Mas o momento longamente esperado sofreu um atraso pequeno e inesperado. Ao sair da Cidade do Panamá, o helicóptero que levava Pérez Balladares e Iglesias atingiu um pelicano e os dois presidentes tiveram que se transferir para outra aeronave. Depois de pousar finalmente em Metetí, num campo a um quilômetro do local da assinatura, uma caravana de veículos utilitários os levou até a estação de rádio. Os dois presidentes, em mangas de camisa, passaram pelos fotógrafos no meio dos aplausos de uma multidão e caminharam até a grande tenda branca. Tomaram assento à mesa coberta por uma toalha branca bordada proveniente da catedral católica de Metetí.
"Este projeto não é apenas outra estrada financiada pelo BID", disse Iglesias à multidão depois da assinatura. "É uma rota para desenvolver a região, proteger sua ecologia, explorar racionalmente seus recursos naturais e respeitar suas comunidades étnicas. Asseguro-lhes que este é o projeto do BID mais participatório que já fizemos", disse Iglesias.
Igualmente satisfeito estava Monsenhor Romulo Emiliani, bispo católico da província de Darién (ver o artigo na seção "Protagonistas"). Há anos, Emiliani ajuda os residentes de Darién a pressionar o governo a pavimentar a estrada que existe até a cidade de Yaviza, porque parte dela fica intransitável duante a temporada de chuvas, que dura nove meses, e a financiar o desenvolvimento na região. "Depois de tantos anos de sofrimento e marginalização, é mais do que hora de recebermos ajuda", disse ele à multidão. Mas em seguida avisou: "Com a assinatura deste acordo, chegou o momento. Todos nós prometemos tornar este projeto uma realidade. Agora depende de nós."
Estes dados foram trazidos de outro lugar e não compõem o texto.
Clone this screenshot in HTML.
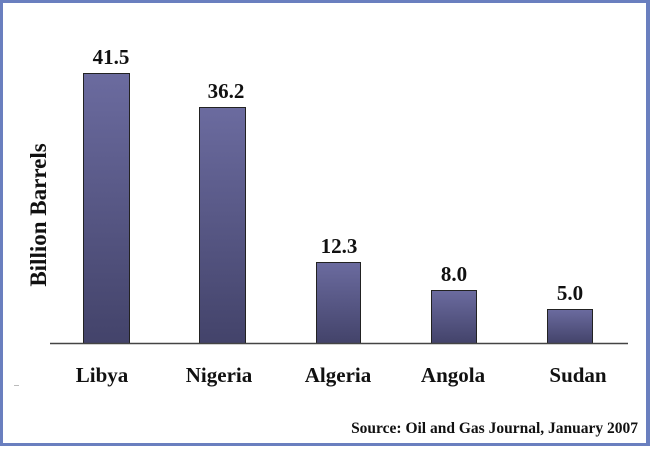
<!DOCTYPE html>
<html><head><style>
html,body{margin:0;padding:0;background:#fff}
svg text{font-family:"Liberation Serif",serif;font-weight:bold}
</style></head><body>
<svg width="650" height="446" xmlns="http://www.w3.org/2000/svg">
<defs><linearGradient id="g" x1="0" y1="0" x2="0" y2="1"><stop offset="0" stop-color="#6b6b9f"/><stop offset="1" stop-color="#43436a"/></linearGradient></defs>
<rect x="0" y="0" width="650" height="446" fill="#6a7fbf"/>
<rect x="3" y="3" width="643" height="440" fill="#fff"/>
<g fill="url(#g)" stroke="#222" stroke-width="1">
<rect x="83.5" y="73.5" width="46" height="270"/>
<rect x="199.5" y="107.5" width="46" height="236"/>
<rect x="316.5" y="262.5" width="44" height="81"/>
<rect x="431.5" y="290.5" width="45" height="53"/>
<rect x="547.5" y="309.5" width="45" height="34"/>
</g>
<line x1="50" y1="343.5" x2="628" y2="343.5" stroke="#444" stroke-width="1.5"/>
<line x1="14" y1="385.5" x2="19" y2="385.5" stroke="#bbb"/>
<g font-size="21" text-anchor="middle" fill="#111">
<text x="111" y="64">41.5</text>
<text x="226" y="98">36.2</text>
<text x="339" y="253">12.3</text>
<text x="454" y="281">8.0</text>
<text x="570" y="300">5.0</text>
<text x="102" y="382">Libya</text>
<text x="219" y="382">Nigeria</text>
<text x="338" y="382">Algeria</text>
<text x="453" y="382">Angola</text>
<text x="578" y="382">Sudan</text>
<text transform="translate(46,215) rotate(-90)" font-size="23">Billion Barrels</text>
</g>
<text x="638" y="433" font-size="15.5" text-anchor="end" fill="#111">Source: Oil and Gas Journal, January 2007</text>
</svg>
</body></html>
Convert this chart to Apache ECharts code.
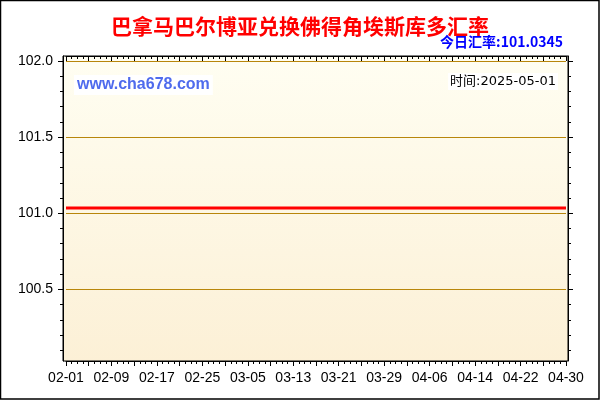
<!DOCTYPE html>
<html>
<head>
<meta charset="utf-8">
<style>
  html, body { margin: 0; padding: 0; background: #fff; }
  #chart { width: 600px; height: 400px; }
</style>
<script src="https://cdn.jsdelivr.net/npm/echarts@6/dist/echarts.min.js"></script>
</head>
<body>
<div id="chart"></div>
<script>
var chartTitle = '巴拿马巴尔博亚兑换佛得角埃斯库多汇率';
var latestRate = 101.0345;
var asOf = '2025-05-01';
var siteName = 'www.cha678.com';

var dates = [
  '02-01','02-02','02-03','02-04','02-05','02-06','02-07','02-08','02-09','02-10',
  '02-11','02-12','02-13','02-14','02-15','02-16','02-17','02-18','02-19','02-20',
  '02-21','02-22','02-23','02-24','02-25','02-26','02-27','02-28',
  '03-01','03-02','03-03','03-04','03-05','03-06','03-07','03-08','03-09','03-10',
  '03-11','03-12','03-13','03-14','03-15','03-16','03-17','03-18','03-19','03-20',
  '03-21','03-22','03-23','03-24','03-25','03-26','03-27','03-28','03-29','03-30','03-31',
  '04-01','04-02','04-03','04-04','04-05','04-06','04-07','04-08','04-09','04-10',
  '04-11','04-12','04-13','04-14','04-15','04-16','04-17','04-18','04-19','04-20',
  '04-21','04-22','04-23','04-24','04-25','04-26','04-27','04-28','04-29','04-30'
];

var rates = [
  101.0345,101.0345,101.0345,101.0345,101.0345,101.0345,101.0345,101.0345,101.0345,101.0345,
  101.0345,101.0345,101.0345,101.0345,101.0345,101.0345,101.0345,101.0345,101.0345,101.0345,
  101.0345,101.0345,101.0345,101.0345,101.0345,101.0345,101.0345,101.0345,
  101.0345,101.0345,101.0345,101.0345,101.0345,101.0345,101.0345,101.0345,101.0345,101.0345,
  101.0345,101.0345,101.0345,101.0345,101.0345,101.0345,101.0345,101.0345,101.0345,101.0345,
  101.0345,101.0345,101.0345,101.0345,101.0345,101.0345,101.0345,101.0345,101.0345,101.0345,101.0345,
  101.0345,101.0345,101.0345,101.0345,101.0345,101.0345,101.0345,101.0345,101.0345,101.0345,
  101.0345,101.0345,101.0345,101.0345,101.0345,101.0345,101.0345,101.0345,101.0345,101.0345,
  101.0345,101.0345,101.0345,101.0345,101.0345,101.0345,101.0345,101.0345,101.0345,101.0345
];

var yMin = 100.029;
var yMax = 102.033;
var yTicks = [100.5, 101.0, 101.5, 102.0];
var yMinorTicks = [100.1, 100.2, 100.3, 100.4, 100.6, 100.7, 100.8, 100.9,
                   101.1, 101.2, 101.3, 101.4, 101.6, 101.7, 101.8, 101.9];

(function() {
  var gold = '#B8860B';
  var font = 'Liberation Sans, Arial, sans-serif';
  var cjk = 'Noto Sans CJK SC, sans-serif';

  var chart = echarts.init(document.getElementById('chart'), null, { renderer: 'canvas' });

  function xAxis(pos, major, showLabel) {
    return {
      type: 'category',
      position: pos,
      data: dates,
      boundaryGap: false,
      axisLine: { show: major, lineStyle: { color: '#000', width: 1 } },
      axisTick: {
        show: true,
        inside: pos === 'top',
        interval: major ? 3 : 0,
        length: major ? 5 : 3,
        lineStyle: { color: '#000' }
      },
      axisLabel: {
        show: showLabel,
        interval: 7,
        margin: 10,
        color: '#000',
        fontSize: 14,
        fontFamily: font
      },
      splitLine: { show: false }
    };
  }

  function yAxis(pos, offset, major, showLabel) {
    return {
      type: 'value',
      position: pos,
      offset: offset,
      min: yMin,
      max: yMax,
      axisLine: { show: major, lineStyle: { color: '#000', width: 1 } },
      axisTick: {
        show: true,
        length: major ? 5 : 3,
        customValues: major ? yTicks : yMinorTicks,
        lineStyle: { color: '#000' }
      },
      axisLabel: {
        show: showLabel,
        customValues: yTicks,
        margin: 10,
        color: '#000',
        fontSize: 14,
        fontFamily: font,
        formatter: function(v) { return v.toFixed(1); }
      },
      splitLine: { show: showLabel, lineStyle: { color: gold, width: 1 } }
    };
  }

  chart.setOption({
    animation: false,
    backgroundColor: '#fff',
    title: [
      {
        text: chartTitle,
        left: 'center',
        top: 11,
        textStyle: { color: '#FF0000', fontSize: 21, fontWeight: 'bold', fontFamily: cjk }
      },
      {
        text: '今日汇率:' + latestRate,
        right: 37,
        top: 35,
        padding: 0,
        textStyle: { color: '#0000FF', fontSize: 14, fontWeight: 'bold', fontFamily: cjk }
      },
      {
        text: siteName,
        left: 74,
        top: 75,
        padding: [2, 3, 2, 3],
        backgroundColor: '#fff',
        textStyle: { color: '#4F6BED', fontSize: 16, fontWeight: 'bold', fontFamily: font }
      },
      {
        text: '时间:' + asOf,
        right: 42,
        top: 73,
        padding: [2, 2, 2, 2],
        backgroundColor: '#fff',
        textStyle: { color: '#000', fontSize: 13, fontWeight: 'normal', fontFamily: 'DejaVu Sans, Noto Sans CJK SC, sans-serif' }
      }
    ],
    graphic: [
      {
        type: 'rect',
        z: -10,
        silent: true,
        shape: { x: 63, y: 56, width: 505, height: 305 },
        style: {
          fill: new echarts.graphic.LinearGradient(0, 0, 0, 1, [
            { offset: 0, color: '#FFFEF2' },
            { offset: 1, color: '#FCF0D6' }
          ]),
          stroke: '#000',
          lineWidth: 1
        }
      },
      {
        type: 'rect',
        z: 100,
        silent: true,
        shape: { x: 0.5, y: 0.5, width: 598.5, height: 398.5 },
        style: { fill: null, stroke: '#000', lineWidth: 1.5 }
      }
    ],
    grid: { left: 66, right: 34, top: 56, bottom: 39 },
    xAxis: [
      xAxis('bottom', true, true),
      xAxis('bottom', false, false),
      xAxis('top', true, false),
      xAxis('top', false, false)
    ],
    yAxis: [
      yAxis('left', 3, true, true),
      yAxis('left', 3, false, false),
      yAxis('right', 2, true, false),
      yAxis('right', 2, false, false)
    ],
    series: [{
      type: 'line',
      data: rates,
      symbol: 'none',
      z: 5,
      lineStyle: { color: '#FF0000', width: 3 }
    }]
  });
  window.addEventListener('resize', function() { chart.resize(); });
})();
</script>
</body>
</html>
O Programa de Desenvolvimento Sustentável de Darién, que deverá levar cerca de seis anos para ser completado, financiará projetos produtivos e sociais, registro de terras e medidas para fortalecer os órgãos governamentais, além de pavimentar a estrada existente. Uma diretoria consultiva, composta de representantes de organizações locais, nacionais e internacionais, supervisou o desenvolvimento do programa e continuará a fiscalizar sua execução.